**AIM**
All of the lines below are to be transcribed faithfully, with pictures excluded from the copy.

**DATA SEGMENT**
"""

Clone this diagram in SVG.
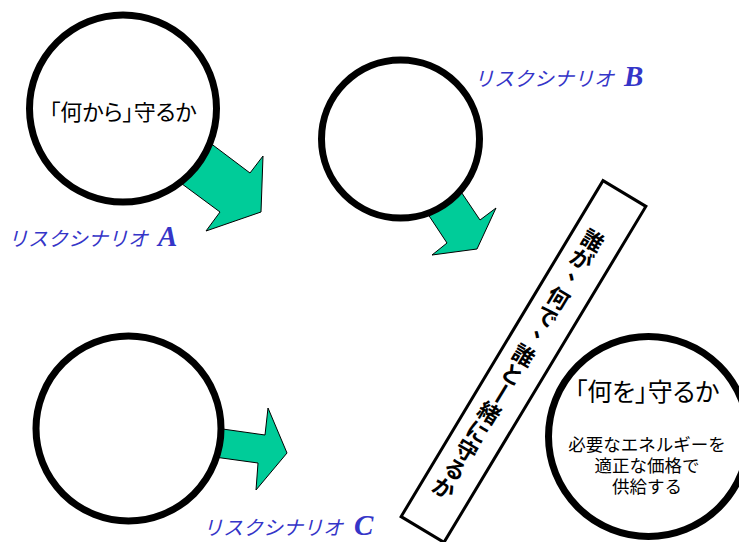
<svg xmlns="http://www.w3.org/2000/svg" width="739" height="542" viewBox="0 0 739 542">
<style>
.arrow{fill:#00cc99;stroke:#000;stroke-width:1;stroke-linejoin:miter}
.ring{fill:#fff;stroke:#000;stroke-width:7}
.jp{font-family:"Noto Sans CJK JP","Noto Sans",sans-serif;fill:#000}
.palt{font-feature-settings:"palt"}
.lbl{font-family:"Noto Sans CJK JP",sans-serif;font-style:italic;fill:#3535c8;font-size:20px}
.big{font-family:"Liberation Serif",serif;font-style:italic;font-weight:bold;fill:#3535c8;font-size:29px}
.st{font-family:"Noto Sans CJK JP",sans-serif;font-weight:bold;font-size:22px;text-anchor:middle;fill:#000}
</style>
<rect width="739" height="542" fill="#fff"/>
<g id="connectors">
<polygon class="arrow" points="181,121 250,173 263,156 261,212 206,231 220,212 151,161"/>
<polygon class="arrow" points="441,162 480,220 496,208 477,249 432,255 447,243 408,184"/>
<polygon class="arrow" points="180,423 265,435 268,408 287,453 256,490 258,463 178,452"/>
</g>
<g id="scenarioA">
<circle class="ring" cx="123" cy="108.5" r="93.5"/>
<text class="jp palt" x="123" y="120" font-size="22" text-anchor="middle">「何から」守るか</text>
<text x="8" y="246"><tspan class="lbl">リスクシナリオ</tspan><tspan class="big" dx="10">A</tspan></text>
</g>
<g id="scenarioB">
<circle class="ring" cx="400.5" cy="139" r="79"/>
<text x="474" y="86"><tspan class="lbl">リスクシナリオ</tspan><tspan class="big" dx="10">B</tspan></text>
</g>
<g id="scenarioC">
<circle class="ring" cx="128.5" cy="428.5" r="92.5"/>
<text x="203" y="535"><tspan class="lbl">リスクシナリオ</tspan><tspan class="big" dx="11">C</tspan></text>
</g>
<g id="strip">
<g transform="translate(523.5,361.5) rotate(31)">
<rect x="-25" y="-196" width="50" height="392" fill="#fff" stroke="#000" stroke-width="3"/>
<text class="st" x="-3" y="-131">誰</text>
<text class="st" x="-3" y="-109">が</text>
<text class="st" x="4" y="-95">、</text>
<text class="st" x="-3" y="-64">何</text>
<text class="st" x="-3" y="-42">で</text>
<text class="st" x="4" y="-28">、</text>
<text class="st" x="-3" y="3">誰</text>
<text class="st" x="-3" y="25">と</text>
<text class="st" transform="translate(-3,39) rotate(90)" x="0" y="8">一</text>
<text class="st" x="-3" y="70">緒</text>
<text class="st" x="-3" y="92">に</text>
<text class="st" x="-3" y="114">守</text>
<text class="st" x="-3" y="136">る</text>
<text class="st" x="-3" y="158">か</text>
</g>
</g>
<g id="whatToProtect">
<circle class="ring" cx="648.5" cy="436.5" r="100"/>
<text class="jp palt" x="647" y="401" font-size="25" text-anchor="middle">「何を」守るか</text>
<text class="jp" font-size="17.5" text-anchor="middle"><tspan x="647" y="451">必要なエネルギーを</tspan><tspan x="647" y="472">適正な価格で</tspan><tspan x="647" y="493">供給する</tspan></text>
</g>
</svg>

"""

**THE OUTPUT**
Clone this diagram in SVG.
<svg xmlns="http://www.w3.org/2000/svg" width="739" height="542" viewBox="0 0 739 542">
<style>
.arrow{fill:#00cc99;stroke:#000;stroke-width:1;stroke-linejoin:miter}
.ring{fill:#fff;stroke:#000;stroke-width:7}
.jp{font-family:"Noto Sans CJK JP","Noto Sans",sans-serif;fill:#000}
.palt{font-feature-settings:"palt"}
.lbl{font-family:"Noto Sans CJK JP",sans-serif;font-style:italic;fill:#3535c8;font-size:20px}
.big{font-family:"Liberation Serif",serif;font-style:italic;font-weight:bold;fill:#3535c8;font-size:29px}
.st{font-family:"Noto Sans CJK JP",sans-serif;font-weight:bold;font-size:22px;text-anchor:middle;fill:#000}
</style>
<rect width="739" height="542" fill="#fff"/>
<g id="connectors">
<polygon class="arrow" points="181,121 250,173 263,156 261,212 206,231 220,212 151,161"/>
<polygon class="arrow" points="441,162 480,220 496,208 477,249 432,255 447,243 408,184"/>
<polygon class="arrow" points="180,423 265,435 268,408 287,453 256,490 258,463 178,452"/>
</g>
<g id="scenarioA">
<circle class="ring" cx="123" cy="108.5" r="93.5"/>
<text class="jp palt" x="123" y="120" font-size="22" text-anchor="middle">「何から」守るか</text>
<text x="8" y="246"><tspan class="lbl">リスクシナリオ</tspan><tspan class="big" dx="10">A</tspan></text>
</g>
<g id="scenarioB">
<circle class="ring" cx="400.5" cy="139" r="79"/>
<text x="474" y="86"><tspan class="lbl">リスクシナリオ</tspan><tspan class="big" dx="10">B</tspan></text>
</g>
<g id="scenarioC">
<circle class="ring" cx="128.5" cy="428.5" r="92.5"/>
<text x="203" y="535"><tspan class="lbl">リスクシナリオ</tspan><tspan class="big" dx="11">C</tspan></text>
</g>
<g id="strip">
<g transform="translate(523.5,361.5) rotate(31)">
<rect x="-25" y="-196" width="50" height="392" fill="#fff" stroke="#000" stroke-width="3"/>
<text class="st" x="-3" y="-131">誰</text>
<text class="st" x="-3" y="-109">が</text>
<text class="st" x="4" y="-95">、</text>
<text class="st" x="-3" y="-64">何</text>
<text class="st" x="-3" y="-42">で</text>
<text class="st" x="4" y="-28">、</text>
<text class="st" x="-3" y="3">誰</text>
<text class="st" x="-3" y="25">と</text>
<text class="st" transform="translate(-3,39) rotate(90)" x="0" y="8">一</text>
<text class="st" x="-3" y="70">緒</text>
<text class="st" x="-3" y="92">に</text>
<text class="st" x="-3" y="114">守</text>
<text class="st" x="-3" y="136">る</text>
<text class="st" x="-3" y="158">か</text>
</g>
</g>
<g id="whatToProtect">
<circle class="ring" cx="648.5" cy="436.5" r="100"/>
<text class="jp palt" x="647" y="401" font-size="25" text-anchor="middle">「何を」守るか</text>
<text class="jp" font-size="17.5" text-anchor="middle"><tspan x="647" y="451">必要なエネルギーを</tspan><tspan x="647" y="472">適正な価格で</tspan><tspan x="647" y="493">供給する</tspan></text>
</g>
</svg>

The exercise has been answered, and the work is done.